3.1.25

Historietas de Sócrates y Mochuelo / 2


 Uno aplaza lo que importa, lo va demorando, hace que no cobre la importancia que lo hizo aflorar, ocupar el lugar del que antes carecía. No porque no sepa acometerlo, no por algo ajeno que nos cohíba. Ni siquiera porque la voluntad no alcance a darle un desempeño. Se aplaza, se deja para después, se posterga (me encanta esa fonética, ese ruido como de puerta cerrándose), hablo de un después incluso sine die, por el placer de ir pensándolo, de darle un cuerpo dentro de la cabeza o encomendado a un apunte en una hoja o en las tripas del móvil. Como la madre que planea un futuro para el hijo que lleva y fantasea con los ojos que va a tener o qué palabras dirá cuando use las primeras. Se retrasa la felicidad tal vez. Diferida, se insinúa mejor, más convence y engolosina. 

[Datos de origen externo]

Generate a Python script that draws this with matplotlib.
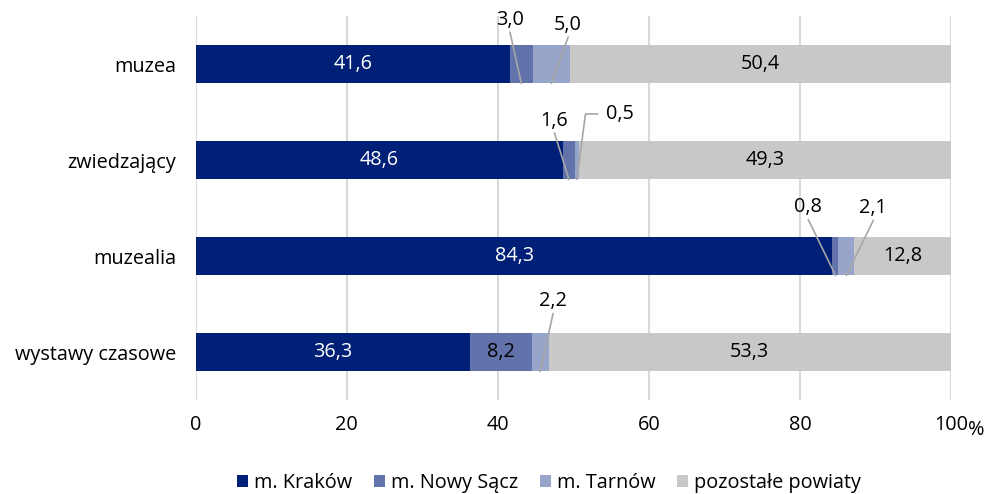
import matplotlib
matplotlib.use("Agg")
import matplotlib.pyplot as plt
import numpy as np

plt.rcParams['font.family'] = ['Open Sans', 'DejaVu Sans']

categories = ["muzea", "zwiedzający", "muzealia", "wystawy czasowe"]
series_names = ["m. Kraków", "m. Nowy Sącz", "m. Tarnów", "pozostałe powiaty"]
krakow = [41.6, 48.6, 84.3, 36.3]
nowy_sacz = [3.0, 1.6, 0.8, 8.2]
tarnow = [5.0, 0.5, 2.1, 2.2]
pozostale = [50.4, 49.3, 12.8, 53.3]
xticks = [0, 20, 40, 60, 80, 100]

colors = ["#001f77", "#6272ab", "#98a5cb", "#c7c8c7"]
label_colors = ["white", "black", "black", "black"]
fs = 14.3

# small values get a label outside with a leader line: (row, series, text x, text y)
outside = [
    (0, 1, 41.6, -0.46),
    (0, 2, 49.3, -0.41),
    (1, 1, 47.5, 0.59),
    (1, 2, 56.2, 0.52),
    (2, 1, 81.1, 1.49),
    (2, 2, 89.7, 1.50),
    (3, 2, 47.3, 2.47),
]

def fmt(v):
    return ("%.1f" % v).replace(".", ",")

fig = plt.figure(figsize=(9.89, 4.94), dpi=100)
ax = fig.add_axes([0.198, 0.19, 0.7636, 0.7776])

data = [krakow, nowy_sacz, tarnow, pozostale]
y = np.arange(len(categories))
left = np.zeros(len(categories))
bh = 0.4
for s, vals in enumerate(data):
    ax.barh(y, vals, left=left, height=bh, color=colors[s], label=series_names[s], zorder=3)
    for i, v in enumerate(vals):
        if v > 6:
            ax.text(left[i] + v / 2, y[i], fmt(v), ha="center", va="center",
                    color=label_colors[s], fontsize=fs, zorder=4)
    left = left + np.array(vals)

for row, s, tx, ty in outside:
    start = sum(data[k][row] for k in range(s))
    cx = start + data[s][row] / 2
    by = y[row] + bh / 2
    ax.text(tx, ty, fmt(data[s][row]), ha="center", va="center", fontsize=fs, zorder=4)
    if row == 1 and s == 2:
        ax.plot([tx - 3.0, tx - 4.6, cx], [ty, ty, by], color="#a6a6a6", lw=1.2, zorder=5)
    else:
        ax.plot([tx, cx], [ty + 0.13, by], color="#a6a6a6", lw=1.2, zorder=5)

ax.set_xlim(0, 100)
ax.set_ylim(len(categories) - 0.5, -0.5)
ax.set_yticks(y)
ax.set_yticklabels(categories, fontsize=fs)
ax.set_xticks(xticks)
ax.set_xticklabels([str(t) for t in xticks], fontsize=fs)
ax.tick_params(axis="both", length=0)
ax.tick_params(axis="x", pad=11)
ax.tick_params(axis="y", pad=14)
ax.grid(axis="x", color="#d9d9d9", lw=1.5, zorder=0)
for sp in ax.spines.values():
    sp.set_visible(False)
ax.text(1.022, -0.078, "%", transform=ax.transAxes, fontsize=fs, ha="left", va="center")

fig.legend(loc="lower center", bbox_to_anchor=(0.555, -0.035), ncol=4, frameon=False,
           fontsize=fs, handlelength=0.55, handleheight=0.55, handletextpad=0.3,
           columnspacing=1.1)

fig.savefig("out.png", dpi=100)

Escuché que lo que no hacemos en el momento dura más, su propiedad es mayor.  Se disfruta más con los preliminares, oye uno decir. No suelo pensar en el futuro. Me siento incapaz de hacer planes a plazo muy largo. Los que hago, los pocos que me veo obligado a hacer, se malogran con frecuencia. Va uno aplazando las cosas. A veces creo que lo aplazado es más mío, me pertenece más enteramente, por el hecho de poder administrarlo. Saber que habrá cosas que no se harán, pero fijarlas en un registro, arraigarles el ánimo de que alguna vez comparezca la voluntad de acometerlas, arrogarles el cuerpo tangible que antojadizamente les birlamos. Procrastinar es un verbo cargado de futuro. Filosofar es aplazar la resolución de una incógnita y prendarse de los procedimientos que acercan su entendimiento. Y no hay tal.